◆ Your instructions ◆
In the entries below, count each line holding the word "Python". Answer with the total alone.

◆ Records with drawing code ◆
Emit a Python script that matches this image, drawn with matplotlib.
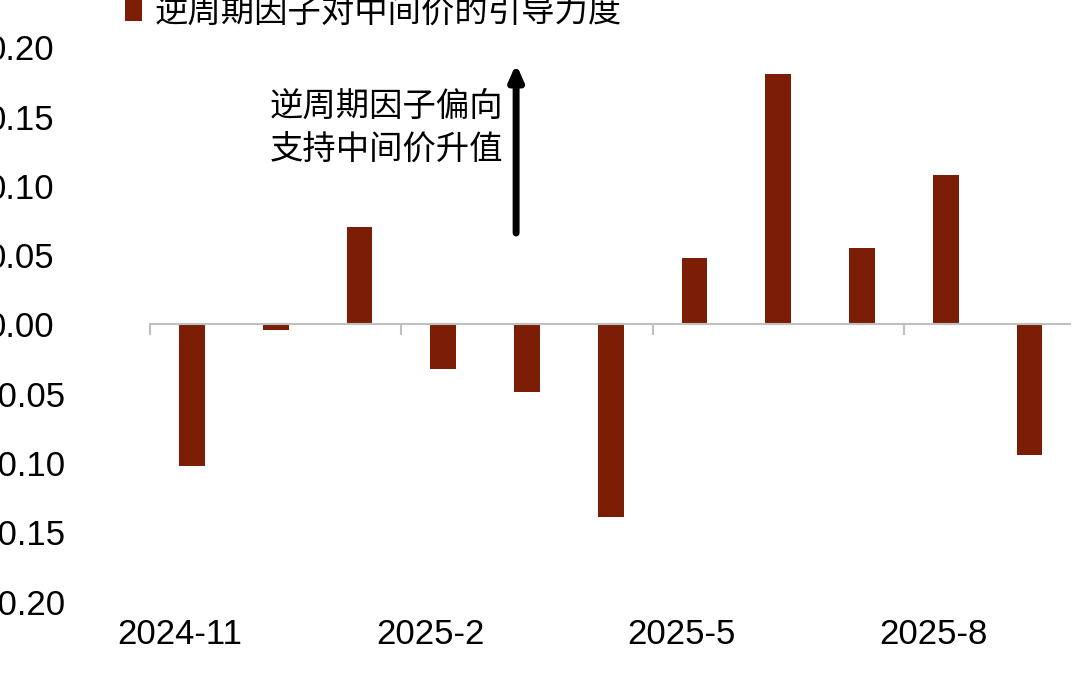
import matplotlib
matplotlib.use("Agg")
import matplotlib.pyplot as plt
import numpy as np

plt.rcParams['font.family'] = ['Liberation Sans', 'Noto Sans CJK SC']

months = ['2024-11', '2024-12', '2025-1', '2025-2', '2025-3', '2025-4',
          '2025-5', '2025-6', '2025-7', '2025-8', '2025-9']
values = [-0.102, -0.004, 0.070, -0.032, -0.049, -0.139,
          0.048, 0.181, 0.055, 0.108, -0.094]
tick_labels = ['2024-11', '2025-2', '2025-5', '2025-8']
label_idx = [0, 3, 6, 9]
yticks = [-0.20, -0.15, -0.10, -0.05, 0.00, 0.05, 0.10, 0.15, 0.20]

fig = plt.figure(figsize=(10.8, 6.76), dpi=100)
ax = fig.add_axes([0.139, 0.11, 0.853, 0.82])
x = np.arange(len(months))
ax.bar(x, values, width=0.31, color='#7B1E05', label='逆周期因子对中间价的引导力度')

ax.set_ylim(-0.2, 0.2)
ax.set_xlim(-0.5, len(months) - 0.5)
ax.set_yticks(yticks)
ax.set_yticklabels([f'{v:.2f}' for v in yticks], fontsize=25)
ax.tick_params(axis='y', length=0, pad=28)
for lab in ax.get_yticklabels():
    lab.set_horizontalalignment('left')
    lab.set_x(-0.135)
for s in ['top', 'right', 'left', 'bottom']:
    ax.spines[s].set_visible(False)
ax.axhline(0, color='#BFBFBF', lw=1.5)
ax.set_xticks([])
for i in [-0.5, 2.5, 5.5, 8.5]:
    ax.plot([i, i], [0, -0.007], color='#BFBFBF', lw=1.5, clip_on=False)
for i, lab in zip(label_idx, tick_labels):
    ax.text(i - 0.15, -0.212, lab, ha='center', va='top', fontsize=25)

ax.annotate('', xy=(3.87, 0.19), xytext=(3.87, 0.064),
            arrowprops=dict(arrowstyle='-|>,head_width=0.4,head_length=0.9',
                            color='black', lw=5))
ax.text(3.72, 0.142, '逆周期因子偏向\n支持中间价升值', ha='right', va='center',
        fontsize=24, family=['Noto Sans CJK SC'], linespacing=1.3)

ax.legend(loc='upper left', bbox_to_anchor=(-0.06, 1.15), frameon=False,
          handlelength=0.5, handleheight=0.7, handletextpad=0.4,
          prop={'family': 'Noto Sans CJK SC', 'size': 24})
fig.savefig('out.png')
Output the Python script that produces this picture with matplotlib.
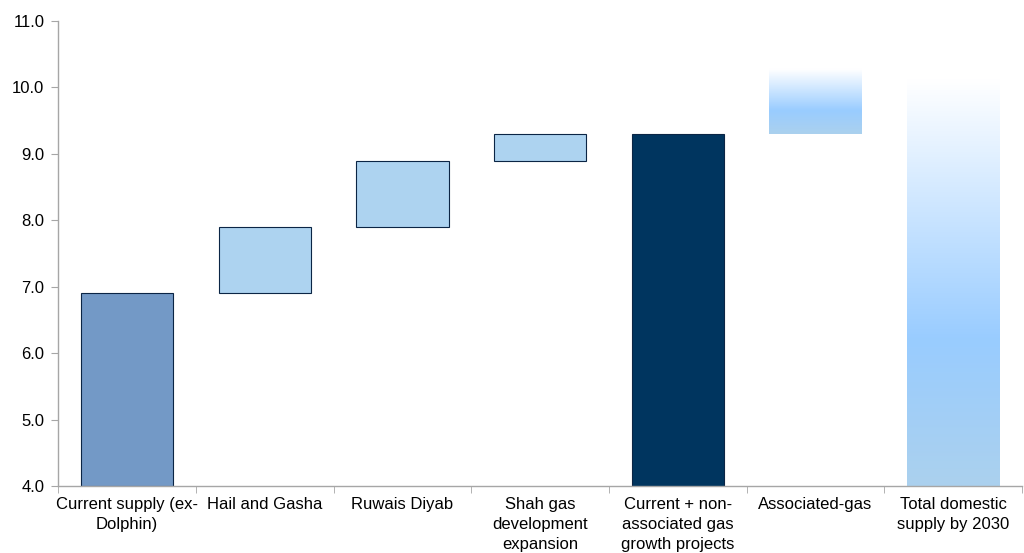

◆ Right answer ◆
2